Home MLB 2010 Season Review: NL Central Part Two

2010 Season Review: NL Central Part Two

by Matt Smith

MlbHlSqWe continue our look back at the 2010 MLB season with part two of our NL Central review.  Part One can be found here.

Houston Astros (76-86)

The penny finally dropped in Houston.   The Astros had been treading water for several years in the hope that their veterans and a few hardy souls could somehow spring a surprise and stumble into the postseason.

It didn’t happen and, Astros owner Drayton McLane aside, no one thought it would.  Rebuilding is not a pleasant process but if you haven’t got the financial resources to restock with a few top free agents every year, at some point you have to cut your losses and accept that you have to start again. 

The Astros finally reached that point in 2010 and parted ways with Roy Oswalt and Lance Berkman midway through the season.  The first half of the season had been terrible with them as Houston went 8-14 in April and 9-20 in May, leaving them 12.5 games out as the calendar turned to June.

From 1 August onwards, the Astros went 32-27 to at least provide some enjoyment for the fans at Minute Maid Park.  However, many a team has fallen into the trap of mistaking a nice end to an already-lost season as being a sign of genuine progress.   It’s the sort of thing the Astros have done in the past, but the recent announcement that the team is up for sale suggests that they really will be heading into a new era now and making a break from the past.

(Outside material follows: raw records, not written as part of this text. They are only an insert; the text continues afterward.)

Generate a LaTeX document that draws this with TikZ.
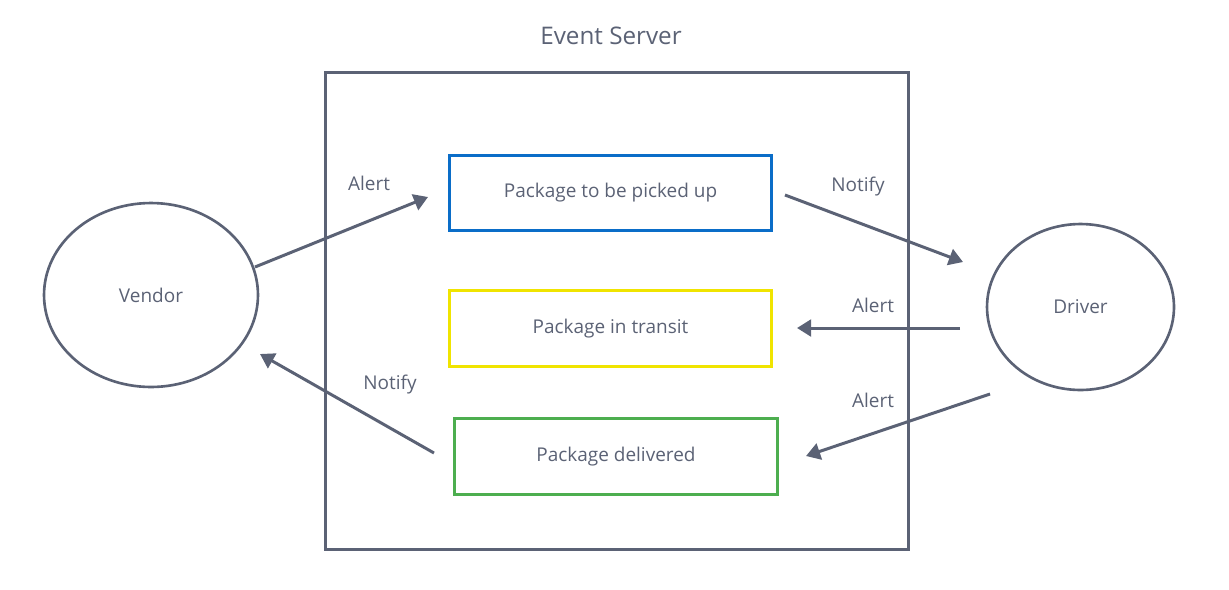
\documentclass[tikz,border=0pt]{standalone}
\usepackage{fontspec}
\setmainfont{Open Sans}
\usetikzlibrary{arrows.meta, positioning, shapes.geometric}
\definecolor{Ink}{HTML}{5B6275}
\definecolor{Blue}{HTML}{0A6DC8}
\definecolor{Yellow}{HTML}{F0E400}
\definecolor{Green}{HTML}{4DAE4F}

\begin{document}
\begin{tikzpicture}[x=0.02cm,y=-0.02cm,font=\fontsize{10.8}{12}\selectfont,text=Ink,flow/.style={-{Triangle[length=8pt,width=9.5pt]}, line width=1.7pt, draw=Ink},state/.style={draw, line width=1.7pt, minimum width=6.46cm, minimum height=1.51cm, inner sep=0pt},actor/.style={ellipse, draw=Ink, line width=1.5pt, inner sep=0pt},label/.style={font=\fontsize{10.8}{12}\selectfont}]
\useasboundingbox (0,0) rectangle (1229,589);
\node[draw=Ink, line width=1.7pt, minimum width=11.68cm, minimum height=9.56cm, inner sep=0pt] (server) at (617,311) {};
\node[font=\fontsize{13.8}{16}\selectfont] (title) at (611,36) {Event Server};
\node[state, draw=Blue] (pickup) at (610.5,193) {Package to be picked up};
\node[state, draw=Yellow] (transit) at (610.5,328.5) {Package in transit};
\node[state, draw=Green] (delivered) at (616,456.5) {Package delivered};
\node[actor, minimum width=4.28cm, minimum height=3.68cm] (vendor) at (151,295) {Vendor};
\node[actor, minimum width=3.74cm, minimum height=3.32cm] (driver) at (1080.5,307) {Driver};
% arrow ends
\coordinate (v1) at (255,267); \coordinate (p1) at (428,197);
\coordinate (p2) at (785,195); \coordinate (d1) at (963,262);
\coordinate (d2) at (960,328); \coordinate (t1) at (797,328);
\coordinate (d3) at (990,394); \coordinate (g1) at (806,456);
\coordinate (g2) at (434,453); \coordinate (v2) at (260,354);
\draw[flow] (v1) -- (p1);
\draw[flow] (p2) -- (d1);
\draw[flow] (d2) -- (t1);
\draw[flow] (d3) -- (g1);
\draw[flow] (g2) -- (v2);
\node[label] (alertA) at (369,183) {Alert};
\node[label] (notifyA) at (858,187) {Notify};
\node[label] (alertB) at (873,305) {Alert};
\node[label] (alertC) at (873,400) {Alert};
\node[label] (notifyB) at (390,385) {Notify};
\end{tikzpicture}
\end{document}
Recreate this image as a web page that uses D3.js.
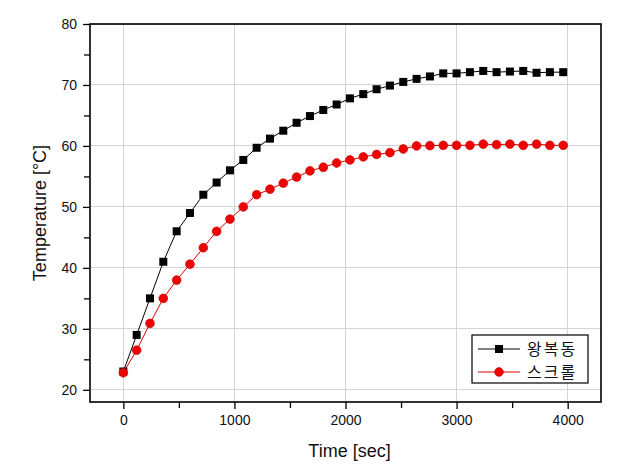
<!DOCTYPE html>
<html>
<head>
<meta charset="utf-8">
<script src="https://cdn.jsdelivr.net/npm/d3@7"></script>
<style>
  html, body { margin: 0; padding: 0; background: #fff; }
  svg { display: block; }
</style>
</head>
<body>
<svg id="chart" width="620" height="472"></svg>
<script>
// ---- Data ----
const times = [0,120,240,360,480,600,720,840,960,1080,1200,1320,1440,1560,1680,1800,1920,2040,2160,2280,2400,2520,2640,2760,2880,3000,3120,3240,3360,3480,3600,3720,3840,3960];
const reciprocating = [23,29,35,41,46,49,52,54,56,57.7,59.7,61.2,62.5,63.8,64.9,65.9,66.8,67.8,68.5,69.3,69.9,70.5,71,71.4,71.9,71.9,72.1,72.3,72.1,72.2,72.3,72.0,72.1,72.1];
const scroll = [22.8,26.5,30.9,35,38,40.6,43.3,46,48,50,52,52.9,53.9,54.9,55.9,56.5,57.2,57.7,58.2,58.6,58.9,59.5,60,60.05,60.1,60.1,60.1,60.3,60.2,60.3,60.1,60.3,60.1,60.1];
const seriesNames = ["왕복동", "스크롤"];
const xTicks = [0,1000,2000,3000,4000];
const xMinorTicks = [500,1500,2500,3500];
const yTicks = [20,30,40,50,60,70,80];
const yMinorTicks = [25,35,45,55,65,75];
const xLabel = "Time [sec]";
const yLabel = "Temperature [°C]";

// ---- Layout ----
const svg = d3.select("#chart");
const L = 90, R = 601, T = 24, B = 402;
const x = d3.scaleLinear().domain([-300, 4300]).range([L, R]);
const y = d3.scaleLinear().domain([18, 80]).range([B, T]);
const font = "'Liberation Sans', Arial, sans-serif";

// grid
const grid = svg.append("g");
grid.selectAll("line.gx").data(xTicks).enter().append("line")
  .attr("x1", d => x(d)).attr("x2", d => x(d)).attr("y1", T).attr("y2", B)
  .attr("stroke", "#d4d4d4").attr("stroke-width", 1).attr("shape-rendering", "crispEdges");
grid.selectAll("line.gy").data(yTicks).enter().append("line")
  .attr("y1", d => y(d)).attr("y2", d => y(d)).attr("x1", L).attr("x2", R)
  .attr("stroke", "#d4d4d4").attr("stroke-width", 1).attr("shape-rendering", "crispEdges");

// axes
const xAxis = d3.axisBottom(x).tickValues(xTicks).tickSize(7).tickPadding(6).tickFormat(d3.format("d"));
const xAxisMinor = d3.axisBottom(x).tickValues(xMinorTicks).tickSize(6).tickFormat("");
const yAxis = d3.axisLeft(y).tickValues(yTicks).tickSize(7).tickPadding(6).tickFormat(d3.format("d"));
const yAxisMinor = d3.axisLeft(y).tickValues(yMinorTicks).tickSize(6).tickFormat("");

function styleAxis(g) {
  g.select(".domain").remove();
  g.selectAll(".tick line").attr("stroke", "#000").attr("stroke-width", 1.3);
  g.selectAll(".tick text").attr("fill", "#111").style("font-family", font).style("font-size", "14px");
}
svg.append("g").attr("transform", `translate(0,${B})`).call(xAxis).call(styleAxis);
svg.append("g").attr("transform", `translate(0,${B})`).call(xAxisMinor).call(styleAxis);
svg.append("g").attr("transform", `translate(${L},0)`).call(yAxis).call(styleAxis);
svg.append("g").attr("transform", `translate(${L},0)`).call(yAxisMinor).call(styleAxis);

// frame
svg.append("rect").attr("x", L).attr("y", T).attr("width", R - L).attr("height", B - T)
  .attr("fill", "none").attr("stroke", "#000").attr("stroke-width", 1.6);

// axis labels
svg.append("text").attr("x", (L + R) / 2 + 4).attr("y", 457).attr("text-anchor", "middle")
  .style("font-family", font).style("font-size", "18px").attr("fill", "#111").text(xLabel);
svg.append("text").attr("transform", `translate(46,${(T + B) / 2}) rotate(-90)`).attr("text-anchor", "middle")
  .style("font-family", font).style("font-size", "18px").attr("fill", "#111").text(yLabel);

// series
const line = d3.line().x(d => x(d[0])).y(d => y(d[1]));
const dataA = times.map((t, i) => [t, reciprocating[i]]);
const dataB = times.map((t, i) => [t, scroll[i]]);

svg.append("path").datum(dataA).attr("d", line).attr("fill", "none").attr("stroke", "#000").attr("stroke-width", 1);
svg.append("path").datum(dataB).attr("d", line).attr("fill", "none").attr("stroke", "#e00000").attr("stroke-width", 1);

const sq = 8;
svg.append("g").selectAll("rect").data(dataA).enter().append("rect")
  .attr("x", d => x(d[0]) - sq / 2).attr("y", d => y(d[1]) - sq / 2)
  .attr("width", sq).attr("height", sq).attr("fill", "#000");
svg.append("g").selectAll("circle").data(dataB).enter().append("circle")
  .attr("cx", d => x(d[0])).attr("cy", d => y(d[1])).attr("r", 4.4)
  .attr("fill", "#f00000").attr("stroke", "#c00000").attr("stroke-width", 0.6);

// legend
const lg = svg.append("g");
lg.append("rect").attr("x", 472).attr("y", 335).attr("width", 116).attr("height", 48)
  .attr("fill", "#fff").attr("stroke", "#000").attr("stroke-width", 1.2);
const rows = [349, 372];
const colors = ["#000", "#e00000"];
rows.forEach((ry, i) => {
  lg.append("line").attr("x1", 478).attr("x2", 520).attr("y1", ry).attr("y2", ry)
    .attr("stroke", colors[i]).attr("stroke-width", 1);
  if (i === 0) {
    lg.append("rect").attr("x", 499 - sq / 2).attr("y", ry - sq / 2).attr("width", sq).attr("height", sq).attr("fill", "#000");
  } else {
    lg.append("circle").attr("cx", 499).attr("cy", ry).attr("r", 4.4).attr("fill", "#f00000").attr("stroke", "#c00000").attr("stroke-width", 0.6);
  }
  lg.append("text").attr("x", 527).attr("y", ry + 6)
    .style("font-family", "'Noto Sans CJK KR', sans-serif").style("font-size", "16px")
    .style("letter-spacing", "2px").attr("fill", "#111").text(seriesNames[i]);
});
</script>
</body>
</html>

Just to end on a positive note, credit should go to Ed Wade for his decision to take a flyer on Brett Myers over the 09/10 offseason.   Wade is no stranger to signing ex-Phillies, but in this case it worked out brilliantly.  Myers pitched very well for the Astros in 2010 and deserved his contract extension, giving the team a decent veteran to lead the pitching staff over the next few years. 

Chicago Cubs (75-87)

Another era ended in the National League Central in 2010, possibly even a career.  Lou Piniella’s tenure as the Cubs’ manager came to a disappointing end with a lacklustre season in Wrigley and it looks like he has called time on his managerial career, although it’s not inconceivable that he could be tempted back if the right opportunity presented itself a year or two down the road. 

As always, it was an eventful year in Chicago.  Carlos Zambrano was temporarily shifted to the bullpen and then blew his lid one time too many and was sent home after a ridiculous outburst in the Cubs’ dugout during one undistinguished start.  He pitched well when he returned from exile (and anger management classes) and maybe this will be the event that finally makes him take control of his emotions.

The Cubs got a very welcome bounce-back season, albeit one shorted by injuries, from Geovany Soto, Marlon Byrd proved to be a solid free agent pick-up and Starlin Castro had a promising rookie year.  They also produced one of the most unlikely stories of 2010 when Carlos ‘scrap heap’ Silva started the season with an 8-0 record and used up all of the Cubs’ luck.

The team picked up when Mike Quade took over on an interim basis for the last 37 games (24-13) and the Cubs recently decided to appoint him on a permanent basis as Piniella’s successor.  Was it just ‘a nice end to an already-lost season’?  We’ll find out in 2011.

Pittsburgh Pirates (57-105)

Is Clint Hurdle the ultimate optimist or a pessimist?  Does he think that the Pirates’ fortunes are finally about to change or does he just think that taking on a job where the last guy lost 105 games is a shot to nothing (lose 100 games and you’ve made a five-win difference in your first season)?

Maybe there’s a bit of both sentiments mixed in, alongside the ever-powerful draw of gettting one of the 30 Major League managerial gigs.  And a spot of madness. 

Whatever his reasons, the former Rockies manager has left the bountiful life of being the Rangers’ hitting coach to managing the team with the longest streak of losing seasons in North American sports history (and counting) after John Russell was fired at the end of the 2010 season: another desperately poor year in Pittsburgh.  At the start of the season, many thought Russell was on borrowed time, partly because his contract was apparently due to expire at the end of the year.  It turned out that the Pirates had extended his contract over the 09/10 offseason to cover the 2011 season and didn’t tell anyone until June.  It was a strange state of affairs that sadly summed up how the franchise has been run for much of the last two decades.

Sports fans are unrivalled in their ability to find reasons for optimism and Buccos fans have a few to cling to.  Andrew McCutchen is an outstanding young talent and that was plain for all to see from his performances in 2010.  Neil Walker, Pedro Alvarez and Jose Tabata all had their moments in their rookie years, while  Evan Meek had a highly encouraging first full season in the bullpen and James McDonald pitched well in eleven starts after being acquired from the Dodgers for Octavio Dotel.

The Pirates have been diverting money towards the amateur draft and international signings over the last couple of years, which certainly makes a lot of sense.  That doesn’t excuse such a long period of hopelessness though. The fans in Pittsburgh deserve much better than this.